Killer executed in Virginia electric chair

ElliottElliott

JARRATT, Va. | A former Army counterintelligence worker was executed by electric chair Tuesday for killing a Virginia couple, becoming the first U.S. inmate to die by electrocution in more than a year.

Larry Bill Elliott, of Hanover, Md., was pronounced dead at 9:08 p.m. at Greensville Correctional Center in Jarratt. He was convicted in Prince William County in May 2003 of the January 2001 shooting deaths of Dana Thrall, 25, and Robert Finch, 30, in the couple’s Woodbridge, Va., town house while Mrs. Thralls two young children were upstairs.

In the death chamber, Elliott would say only that he had prepared a final statement for his attorneys to read after the execution. In the typed statement, Elliott maintained his innocence.

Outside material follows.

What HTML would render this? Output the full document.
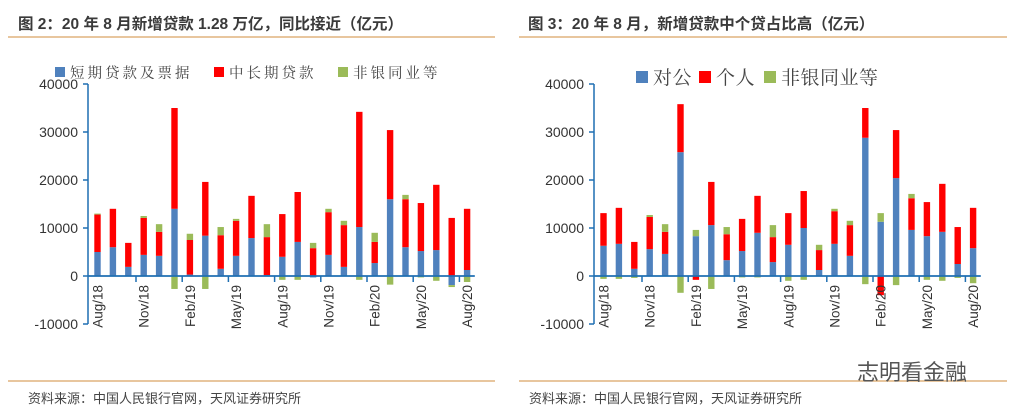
<!DOCTYPE html>
<html><head><meta charset="utf-8"><style>
body{margin:0;width:1013px;height:416px;background:#fff;overflow:hidden;font-family:"Liberation Sans","Noto Sans CJK SC",sans-serif;}
svg{position:absolute;left:0;top:0}
</style></head><body>
<svg id="s" width="1013" height="416">
<text x="18" y="29" font-size="15.5" font-weight="bold" fill="#3a3a3a">图 2：20 年 8 月新增贷款 1.28 万亿，同比接近（亿元）</text>
<text x="528" y="29" font-size="15.5" font-weight="bold" fill="#3a3a3a">图 3：20 年 8 月，新增贷款中个贷占比高（亿元）</text>
<line x1="8" y1="37" x2="495" y2="37" stroke="#d9a565" stroke-width="1.3"/>
<line x1="519" y1="37" x2="1007" y2="37" stroke="#d9a565" stroke-width="1.3"/>
<line x1="8" y1="381" x2="495" y2="381" stroke="#d9a565" stroke-width="1.3"/>
<line x1="519" y1="381" x2="1007" y2="381" stroke="#d9a565" stroke-width="1.3"/>
<text x="28" y="403" font-size="13" fill="#444">资料来源：中国人民银行官网，天风证券研究所</text>
<text x="529" y="403" font-size="13" fill="#444">资料来源：中国人民银行官网，天风证券研究所</text>
<text x="857" y="380" font-size="22" fill="#555">志明看金融</text>
<g id="c1"></g><g id="c2"></g>
</svg>
<script>
const months=["Aug/18","","","Nov/18","","","Feb/19","","","May/19","","","Aug/19","","","Nov/19","","","Feb/20","","","May/20","","","Aug/20"];
const yTicks=[-10000,0,10000,20000,30000,40000];
const c1Blue=[5000,6000,1900,4400,4200,14000,300,8400,1500,4200,7900,200,4000,7100,-300,4400,1900,10200,2700,16000,6000,5200,5400,-1900,1250];
const c1Red=[7800,8000,5000,7700,5000,21000,7200,11200,7000,7300,8800,7900,8900,10400,5800,8900,8700,24000,4400,14400,10000,10000,13600,12100,12750];
const c1Green=[200,0,0,400,1600,-2700,1300,-2700,1700,400,0,2700,-800,-800,1100,700,900,-800,1900,-1800,900,-300,-1000,-400,-1250];
const c2Blue=[6300,6700,1500,5600,4600,25800,8300,10600,3300,5200,9000,2900,6500,10000,1250,6700,4200,28800,11300,20400,9600,8300,9200,2500,5800];
const c2Red=[6800,7500,5600,6700,4600,10000,-800,9000,5400,6700,7700,5200,6600,7700,4150,6800,6400,6200,-4000,10000,6600,7100,10000,7700,8400];
const c2Green=[-600,-600,-400,400,1600,-3500,1300,-2700,1500,-300,-300,2500,-1000,-800,1100,500,900,-1700,1800,-1900,900,-800,-1000,-400,-1500];
const colors=["#4f81bd","#ff0000","#9bbb59"];
const NS="http://www.w3.org/2000/svg";
function mk(p,t,a){const e=document.createElementNS(NS,t);for(const k in a)e.setAttribute(k,a[k]);p.appendChild(e);return e;}
function draw(gid,ax,step,series,names,legY,legFs,legX,ls,sw,legStarts){
  const g=document.getElementById(gid);
  const y=v=>276-v*48/10000;
  const first=ax+9.5;
  const cx=i=>first+i*step;
  yTicks.forEach(t=>{
    const tx=mk(g,'text',{x:ax-10,y:y(t)+5,'font-size':14,'text-anchor':'end',fill:'#333'});
    tx.textContent=t;
    
    
    const tk=mk(g,'line',{x1:ax-5,x2:ax,y1:y(t),y2:y(t),stroke:'#1f6fb2','stroke-width':1.5});
    
    
  });
  const ya=mk(g,'line',{x1:ax,x2:ax,y1:y(40000),y2:y(-10000),stroke:'#1f6fb2','stroke-width':1.5});
  
  
  for(let i=0;i<months.length;i++){
    let pos=0,neg=0;
    series.forEach((s,k)=>{
      const v=s[i]; if(!v)return;
      let a,b;
      if(v>0){a=pos;b=pos+v;pos=b;}else{a=neg;b=neg+v;neg=b;}
      const r=mk(g,'rect',{x:cx(i)-3.2,width:6.4,y:Math.min(y(a),y(b)),height:Math.abs(y(a)-y(b)),fill:colors[k]});
      
      
    });
    if(i%3==0&&i>0){
      const tk=mk(g,'line',{x1:cx(i)-step/2,x2:cx(i)-step/2,y1:276,y2:282,stroke:'#1f6fb2','stroke-width':1.5});
      
      
    }
    if(months[i]){
      const t=mk(g,'text',{x:0,y:0,'font-size':13.5,'text-anchor':'end',fill:'#333',transform:`translate(${cx(i)+5},285) rotate(-90)`});
      t.textContent=months[i];
      
      
    }
  }
  const xa=mk(g,'line',{x1:ax,x2:cx(24)+step/2,y1:276,y2:276,stroke:'#1f6fb2','stroke-width':1.8});
  
  
  names.forEach((n,k)=>{
    const lx=legStarts[k];
    const r=mk(g,'rect',{x:lx,y:legY-sw-1,width:sw,height:sw,fill:colors[k]});
    
    
    const t=mk(g,'text',{x:lx+sw+5,y:legY,'font-size':legFs,fill:'#444','letter-spacing':ls,'font-family':'"Liberation Serif","Noto Serif CJK SC",serif'});
    t.textContent=n;
    
    
  });
}
draw('c1',88,15.4,[c1Blue,c1Red,c1Green],['短期贷款及票据','中长期贷款','非银同业等'],78,14.5,0,3,10,[55,214,338]);
draw('c2',594,15.4,[c2Blue,c2Red,c2Green],['对公','个人','非银同业等'],84,19,0,0.5,12,[636,699,764]);
</script>
</body></html>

“The very system that I spent a lifetime defending has failed me,” the statement said.

At 60, Elliott was Virginia’s oldest death-row inmate and among the oldest executed since the state took over the duty from local jurisdictions in 1908.

He was scheduled to be executed Oct. 5, but Gov. Tim Kaine pushed back the date, saying he needed more time to consider the case. Elliott claimed he was innocent.

Earlier Tuesday, Mr. Kaine said he felt no compelling reason to stop the execution. The U.S. Supreme Court had refused to intervene a day earlier. Virginia’s last electrocution was in 2006.

Prosecutors said the killings were motivated by jealousy, that Elliott perceived Finch as a threat to a relationship between Elliott and ex-stripper Rebecca Gragg.

Elliott, who was married with three adult children and a teenager, and Ms. Gragg met online after she posted an advertisement looking for a “sugar daddy.” During their 18-month relationship, he provided her with furnished homes, a car and breast-enhancement surgery, all costing about $450,000, prosecutors said. Prosecutors said Ms. Gragg was involved in a bitter custody dispute with Finch.

Prosecutors said Elliott was obsessed with Ms. Gragg and killed Finch to win her love. A court hearing in their custody case was scheduled for the week that Finch was killed.

Finch was shot three times, and Thrall was beaten before being shot several times in the face and chest while her two boys, ages 4 and 6, were upstairs. Ms. Gragg and Finch’s children were not at the house at the time.

Two separate juries convicted Elliott of the killings. A 2002 verdict was set aside because a juror discussed the case outside of the court. He was convicted again a year later.

Virginia death-row inmates can choose between the electric chair and lethal injection. Elliott had planned to meet Tuesday afternoon with family members, a spiritual adviser and his attorneys, Department of Corrections spokesman Larry Traylor said without elaborating.

Of the 35 death-penalty states, seven Southern states still offer electrocution. Two others allow it only if lethal injection is deemed unconstitutional.

The last Virginia inmate to choose electrocution was Brandon Hedrick, 27, who died in 2006 for raping and killing a young mother. Mr. Kaine gave him until the last minute to opt for lethal injection, but he went forward with electrocution.